No matter how strong you think you are, no matter how many sins you have overcome in the past, you should not let down your guard, you should never assume that you are beyond temptation (Table Talk).




No temptation (testing) has seized you except what is common to man. As soon as Paul gives this stern warning to persevere in holiness of life, he gives a comforting promise to those Christians who have a tender conscience, thinking that they are so sinful they would immediately be disqualified from the race. The word “temptation” in my opinion could be better translated “testing.” Paul’s encouragement is that our testings are not unique to us, for all men have testings. We are not the only ones going through a particular trial. Others have gone through it or are going through it so they can comfort us in that trial.



And God is faithful.  Whatever the testing, struggle or trial, we Christians know God is faithful to His promises and character to see us through the trial. We may not always be faithful in the way we handle testing but God is always faithful. God is far more concerned about our spiritual growth than we are.

He will not let you be tempted (tested) beyond what you can bear. Every trial which comes our way as Christians is somehow in the sovereign will and control of God, and He

will not allow that testing to ultimately destroy us. He may through testing bring us to breaking point but He will give grace in time of need. God knows how much testing we can handle and how much we cannot. He uses testings in our lives to develop our faith and Christian character.

One of the basic principles of training athletes is to get them to perform beyond their natural capabilities. This is done by applying more and more controlled pressure so the athlete will think he can do more than he can actually do, and before long, he is doing it. This is what God does with us. He allows more and more pressure to be put on us to teach us to trust Him alone so the life of Christ can be manifested in us. He says He will never give us more pressure than we can handle. If you are under some pressure or trial and feel, "I can’t take it one second longer," I have good news for you. Yes you can, for God will not allow you to be tested above your ability to take it.

But when you are tempted (tested), he will also provide a way out... God promises a way out, a way of escape from testing. What is that way? It is a life of faith, dependence, trust and obedience. Israel failed because of unbelief. The way of escape is to cling to God’s faithfulness. He will provide a way out of the sticky situation.

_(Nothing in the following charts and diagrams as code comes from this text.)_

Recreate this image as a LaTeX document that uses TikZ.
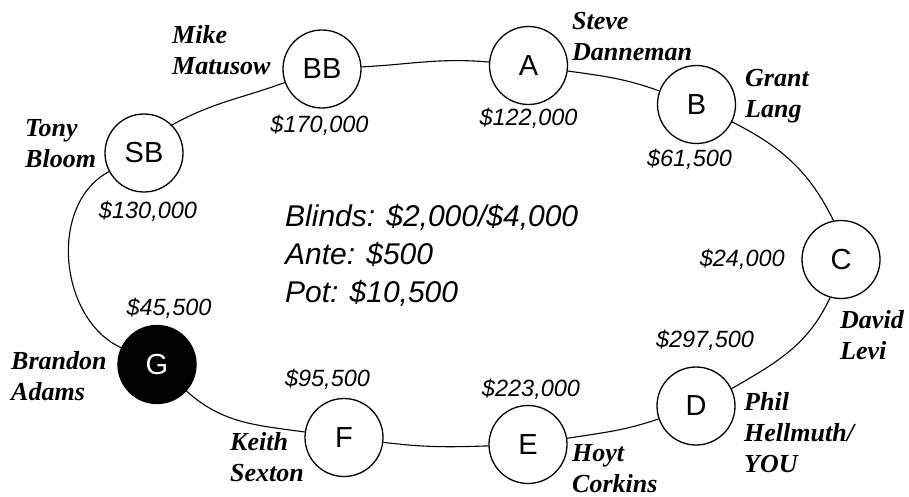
\documentclass[tikz,border=0pt]{standalone}
\usepackage{fontspec}
\setmainfont{Liberation Serif}
\setsansfont{Liberation Sans}
\newcommand\plname[1]{\begin{tabular}[t]{@{}l@{}}#1\end{tabular}}
\tikzset{
  seat/.style={circle, draw, line width=1.3pt, minimum size=78pt, inner sep=0pt, fill=white,
               font=\sffamily\fontsize{29}{29}\selectfont},
  hero/.style={seat, fill=black, text=white},
  stake/.style={anchor=base, inner sep=0pt, font=\sffamily\itshape\fontsize{23.5}{28}\selectfont},
  pname/.style={anchor=base west, inner sep=0pt, font=\rmfamily\bfseries\itshape\fontsize{26}{31}\selectfont},
  info/.style={anchor=base west, inner sep=0pt, font=\sffamily\itshape\fontsize{30}{38}\selectfont},
  link/.style={line width=1.1pt},
}
\begin{document}
\begin{tikzpicture}[x=1pt,y=1pt]
\useasboundingbox (0,0) rectangle (909,-497);
% seats
\node[seat] (SB) at (144,-153) {SB};
\node[seat] (BB) at (322,-69) {BB};
\node[seat] (A) at (528.5,-65.5) {A};
\node[seat] (B) at (696.5,-104.5) {B};
\node[seat] (C) at (841,-259.5) {C};
\node[seat] (D) at (696,-406) {D};
\node[seat] (E) at (528,-444.5) {E};
\node[seat] (F) at (344,-437.5) {F};
\node[hero] (G) at (157,-364.5) {G};
% table outline
\draw[link] (SB.45) to[out=29,in=200] (BB.200);
\draw[link] (BB.3) to[out=3,in=175] (A.175);
\draw[link] (A.-8) to[out=-8,in=160] (B.160);
\draw[link] (B.-26) to[out=-27,in=116] (C.101);
\draw[link] (C.254) to[out=245,in=30] (D.26);
\draw[link] (D.199) to[out=199,in=9] (E.9);
\draw[link] (E.182) to[out=182,in=-7] (F.-7);
\draw[link] (F.172) to[out=172,in=-42] (G.-42);
\draw[link] (G.155) to[out=155,in=208] (SB.208);
% stacks
\node[stake] (sBB) at (319.5,-133) {\$170,000};
\node[stake] (sA) at (528.5,-126) {\$122,000};
\node[stake] (sB) at (689.5,-166.7) {\$61,500};
\node[stake] (sSB) at (148,-218) {\$130,000};
\node[stake, anchor=base east] (sC) at (785,-266) {\$24,000};
\node[stake] (sD) at (705,-347) {\$297,500};
\node[stake] (sE) at (531,-396.7) {\$223,000};
\node[stake] (sF) at (327.5,-386.7) {\$95,500};
\node[stake] (sG) at (169,-315) {\$45,500};
% player names
\node[pname] (nBB) at (172,-44) {\plname{Mike\\Matusow}};
\node[pname] (nSB) at (25,-137) {\plname{Tony\\Bloom}};
\node[pname] (nA) at (572,-30) {\plname{Steve\\Danneman}};
\node[pname] (nB) at (745,-87) {\plname{Grant\\Lang}};
\node[pname] (nC) at (840,-328) {\plname{David\\Levi}};
\node[pname] (nD) at (744,-410) {\plname{Phil\\Hellmuth/\\YOU}};
\node[pname] (nE) at (572,-461) {\plname{Hoyt\\Corkins}};
\node[pname] (nF) at (230,-450) {\plname{Keith\\Sexton}};
\node[pname] (nG) at (11,-369) {\plname{Brandon\\Adams}};
% info
\node[info] (info) at (285,-226.7) {\plname{Blinds: \$2,000/\$4,000\\Ante: \$500\\Pot: \$10,500}};
\end{tikzpicture}
\end{document}
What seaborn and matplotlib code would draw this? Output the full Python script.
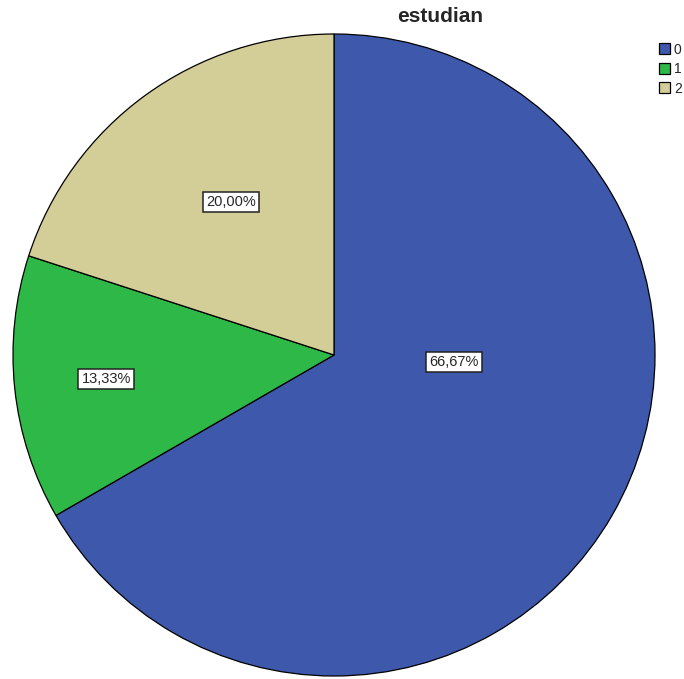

So that you can stand up under it. Notice Paul does not say God will take us out of the testing. He might do that, but this verse says God will give us grace to stand up under it, to endure it. He will deal with our attitudes. He may not change our circumstances, but He will change our minds about the circumstances so we can endure it, persevere through it and push on in holiness so we will not be disqualified from the spiritual race.




If you are without Christ as Savior and Lord, Christ invites you to come to Him and get into the spiritual race. Jesus says,


“Come to me, all you who are weary and burdened, and I will give you rest. Take my yoke upon you and learn from me, for I am gentle and humble in heart, and you will find rest for your souls. For my yoke is easy and my burden is light” (Matt. 11:28-30).


Christ lifts the burden of sin off our backs, so lightening the load that we can run the spiritual race with dexterity and confidence. Christ invites you to run the spiritual race. This race is for real, and those who choose to follow Christ are in for the most exciting adventure in the world. Will you bow to Christ as your Lord and Savior?